As I slurp my way through the most tender razor clams I’ve ever tasted, dipping hunks of bread into their garlicky, parsley-flecked juices, Luca shows me the paperwork from the market that pinpoints where in the Adriatic the produce was fished. He explains that the restaurant has a paper trail for everything they buy. He is also in the midst of setting up a quality mark to denote establishments that are genuinely ‘sea to table’.
“At this point, the Rialto fish market, which has been the beating heart of the city since the 12th century, is destined to disappear,” he says. “It has shrunk by 50% in the past few years, thanks to the decrease in residents and fewer numbers of tavernas, restaurants and trattorias selling local fish. We want to start a movement of restaurants honouring the market and set up a quality mark for the places that can prove they are genuinely buying their fish there.”
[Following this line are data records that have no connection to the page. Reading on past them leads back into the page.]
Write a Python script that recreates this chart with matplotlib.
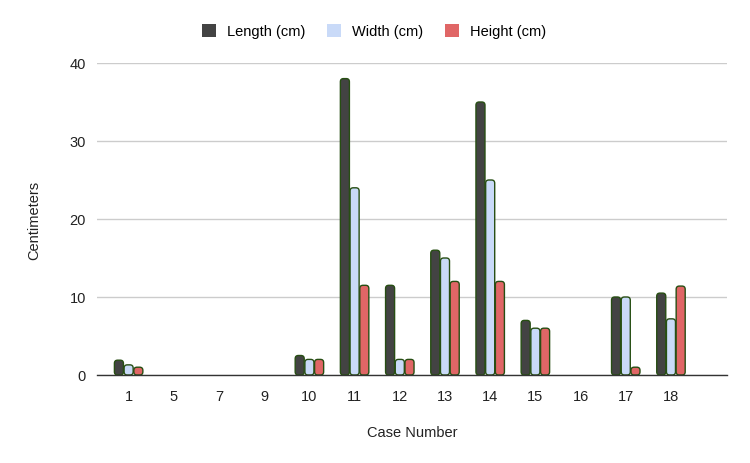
import matplotlib
matplotlib.use("Agg")
import matplotlib.pyplot as plt
from matplotlib.patches import FancyBboxPatch, Patch
import numpy as np

plt.rcParams['font.family'] = ['Liberation Sans', 'DejaVu Sans']

categories = ["1", "5", "7", "9", "10", "11", "12", "13", "14", "15", "16", "17", "18"]
length_cm = [1.9, 0, 0, 0, 2.5, 38, 11.5, 16, 35, 7, 0, 10, 10.5]
width_cm = [1.3, 0, 0, 0, 2, 24, 2, 15, 25, 6, 0, 10, 7.2]
height_cm = [1.0, 0, 0, 0, 2, 11.5, 2, 12, 12, 6, 0, 1, 11.4]
series_names = ["Length (cm)", "Width (cm)", "Height (cm)"]
colors = ["#434343", "#c9daf8", "#e06666"]
edge = "#274e13"

fig = plt.figure(figsize=(7.5, 4.64), dpi=100)
ax = fig.add_axes([97/750, 1-376/464, 630/750, 312/464])

x = np.arange(len(categories))
bw = 0.2
offs = [-0.215, 0, 0.215]
aspect = 45.2 / 7.8
for vals, off, c, name in zip([length_cm, width_cm, height_cm], offs, colors, series_names):
    bars = ax.bar(x + off, vals, bw, color=c, label=name, zorder=3)
    for b in bars:
        b.set_visible(False)
        h = b.get_height()
        if h <= 0:
            continue
        p = FancyBboxPatch((b.get_x(), b.get_y()), b.get_width(), h,
                           boxstyle="round,pad=0,rounding_size=0.07",
                           mutation_aspect=aspect, facecolor=c, edgecolor=edge,
                           linewidth=1.0, zorder=3)
        ax.add_patch(p)

ax.set_xlim(-0.7, 12 + 1.24)
ax.set_ylim(0, 40)
ax.set_yticks([0, 10, 20, 30, 40])
ax.set_xticks(x)
ax.set_xticklabels(categories)
ax.grid(axis='y', color='#cccccc', linewidth=1, zorder=0)
ax.set_axisbelow(True)
for s in ['top', 'right', 'left']:
    ax.spines[s].set_visible(False)
ax.spines['bottom'].set_color('#333333')
ax.spines['bottom'].set_linewidth(1)
ax.spines['bottom'].set_zorder(4)
ax.tick_params(axis='both', length=0, labelsize=10.5, colors='#222222')
ax.tick_params(axis='x', pad=10)
ax.tick_params(axis='y', pad=8)
ax.set_xlabel("Case Number", fontsize=10.5, color='#222222', labelpad=16)
ax.set_ylabel("Centimeters", fontsize=10.5, color='#222222', labelpad=20)

handles = [Patch(facecolor=c, edgecolor='none') for c in colors]
fig.legend(handles, series_names, loc='center', bbox_to_anchor=(374/750, 1-32/464),
           ncol=3, frameon=False, fontsize=10.5, handlelength=1.0, handleheight=1.0,
           handletextpad=0.75, columnspacing=1.45)

fig.savefig("out.png", dpi=100)
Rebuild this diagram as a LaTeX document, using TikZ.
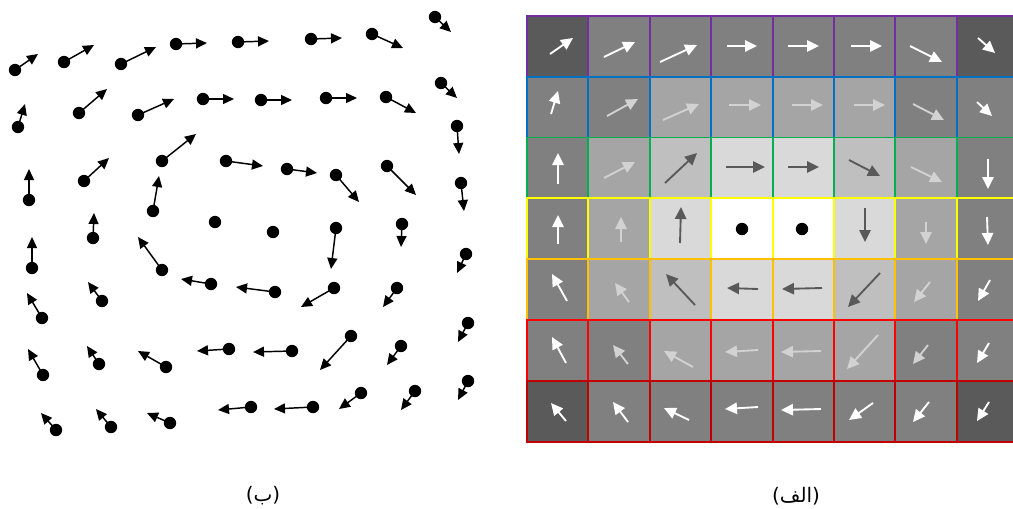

For Russell, Luca’s admirable efforts speak to a broader point about conscientious tourism and the conservation of this magical city. “There are only 50,000 people left living in Venice and if it dips below that there won’t be enough people to buy fish at the fish market, buy milk at the local shop and eat at local places, which is what nobody wants,” he says. “Yes, you should come to Venice, but come and seek out the local wine bars and contribute to the local economy. If you’re going to do Venice, do it properly.” I couldn’t agree more.